Extract only the first line of the listing and every line after it up to and including the one with "const refLevel = 30;". Omit the pictures.

— Available data —
"""
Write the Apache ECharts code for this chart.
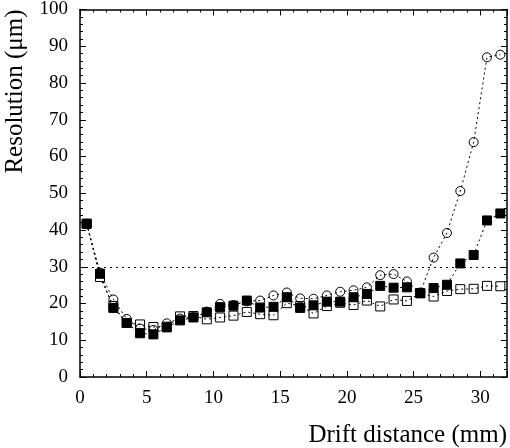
<!DOCTYPE html>
<html><head><meta charset="utf-8">
<script src="https://cdn.jsdelivr.net/npm/echarts@6/dist/echarts.min.js"></script>
<style>html,body{margin:0;padding:0;background:#fff}#c{width:510px;height:448px}</style>
</head><body><div id="c"></div>
<script>
const driftX = [0.5,1.5,2.5,3.5,4.5,5.5,6.5,7.5,8.5,9.5,10.5,11.5,12.5,13.5,14.5,15.5,16.5,17.5,18.5,19.5,20.5,21.5,22.5,23.5,24.5,25.5,26.5,27.5,28.5,29.5,30.5,31.5];
const openCircles = [41.7,28.4,21.1,15.8,13.2,12.8,14.6,15.9,16.3,17.8,19.9,19.6,20.6,20.8,22.2,23.0,21.4,21.3,22.2,23.2,23.6,24.4,27.7,28.0,26.0,23.0,32.5,39.2,50.6,63.9,87.0,87.7];
const filledSquares = [41.7,28.1,18.8,14.7,11.9,11.6,13.5,15.4,16.2,17.6,19.0,19.4,20.8,18.9,19.1,21.7,18.8,19.5,20.5,20.5,21.7,22.6,24.8,24.3,24.4,22.8,24.2,25.1,30.9,33.2,42.6,44.5];
const openSquares = [41.7,27.2,19.3,14.7,14.3,13.6,13.7,16.5,16.6,15.7,16.2,16.7,17.7,17.1,16.8,20.1,19.3,17.3,19.3,20.2,19.6,20.8,19.2,21.1,20.7,22.8,21.9,23.4,23.9,24.0,24.8,24.7];
const refLevel = 30;

const font = '"Liberation Serif","DejaVu Serif",serif';
const pairs = arr => driftX.map((x,i)=>[x,arr[i]]);
const chart = echarts.init(document.getElementById('c'));
const xBase = {type:'value',min:0,max:32,interval:5,
  axisLine:{show:true,onZero:false,lineStyle:{color:'#000',width:1.5}},
  axisTick:{show:true,inside:true,length:6,lineStyle:{color:'#000',width:1}},
  minorTick:{show:true,splitNumber:5,length:3,lineStyle:{color:'#000',width:1}},
  splitLine:{show:false}};
const yBase = {type:'value',min:0,max:100,interval:10,
  axisLine:{show:true,onZero:false,lineStyle:{color:'#000',width:1.5}},
  axisTick:{show:true,inside:true,length:6,lineStyle:{color:'#000',width:1}},
  minorTick:{show:true,splitNumber:5,length:3,lineStyle:{color:'#000',width:1}},
  splitLine:{show:false}};
const dash = {color:'#000',width:1,type:[2,3]};
chart.setOption({
  animation:false,
  grid:{left:80,right:0,top:7,bottom:65},
  xAxis:[
    Object.assign({},xBase,{position:'bottom',
      name:'Drift distance (mm)',nameLocation:'end',nameGap:0,
      nameTextStyle:{fontFamily:font,fontSize:25,color:'#000',align:'right',verticalAlign:'top',padding:[46,0,0,0]},
      axisLabel:{fontFamily:font,fontSize:19,color:'#000',margin:12,
        formatter:v=>(v>31?'':String(v))}}),
    Object.assign({},xBase,{position:'top',axisLabel:{show:false}})
  ],
  yAxis:[
    Object.assign({},yBase,{position:'left',
      name:'Resolution (\u03bcm)',nameLocation:'end',nameRotate:90,nameGap:0,
      nameTextStyle:{fontFamily:font,fontSize:25,color:'#000',align:'right',verticalAlign:'bottom',padding:[0,0,52,0]},
      axisLabel:{fontFamily:font,fontSize:19,color:'#000',margin:12,padding:[9,0,0,0]}}),
    Object.assign({},yBase,{position:'right',axisLabel:{show:false}})
  ],
  series:[
    {type:'line',data:pairs(openCircles),symbol:'circle',symbolSize:9,
     lineStyle:dash,itemStyle:{color:'rgba(0,0,0,0)',borderColor:'#000',borderWidth:1},z:2,
     markLine:{silent:true,symbol:'none',label:{show:false},
       lineStyle:{color:'#000',width:1,type:[2,4]},data:[{yAxis:refLevel}]}},
    {type:'line',data:pairs(openSquares),symbol:'rect',symbolSize:9,
     lineStyle:dash,itemStyle:{color:'rgba(0,0,0,0)',borderColor:'#000',borderWidth:1},z:3},
    {type:'line',data:pairs(filledSquares),symbol:'rect',symbolSize:9,
     lineStyle:dash,itemStyle:{color:'#000',borderColor:'#000',borderWidth:1},z:4}
  ]
});
</script></body></html>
"""
— Answer for this exercise —
Write the Apache ECharts code for this chart.
<!DOCTYPE html>
<html><head><meta charset="utf-8">
<script src="https://cdn.jsdelivr.net/npm/echarts@6/dist/echarts.min.js"></script>
<style>html,body{margin:0;padding:0;background:#fff}#c{width:510px;height:448px}</style>
</head><body><div id="c"></div>
<script>
const driftX = [0.5,1.5,2.5,3.5,4.5,5.5,6.5,7.5,8.5,9.5,10.5,11.5,12.5,13.5,14.5,15.5,16.5,17.5,18.5,19.5,20.5,21.5,22.5,23.5,24.5,25.5,26.5,27.5,28.5,29.5,30.5,31.5];
const openCircles = [41.7,28.4,21.1,15.8,13.2,12.8,14.6,15.9,16.3,17.8,19.9,19.6,20.6,20.8,22.2,23.0,21.4,21.3,22.2,23.2,23.6,24.4,27.7,28.0,26.0,23.0,32.5,39.2,50.6,63.9,87.0,87.7];
const filledSquares = [41.7,28.1,18.8,14.7,11.9,11.6,13.5,15.4,16.2,17.6,19.0,19.4,20.8,18.9,19.1,21.7,18.8,19.5,20.5,20.5,21.7,22.6,24.8,24.3,24.4,22.8,24.2,25.1,30.9,33.2,42.6,44.5];
const openSquares = [41.7,27.2,19.3,14.7,14.3,13.6,13.7,16.5,16.6,15.7,16.2,16.7,17.7,17.1,16.8,20.1,19.3,17.3,19.3,20.2,19.6,20.8,19.2,21.1,20.7,22.8,21.9,23.4,23.9,24.0,24.8,24.7];
const refLevel = 30;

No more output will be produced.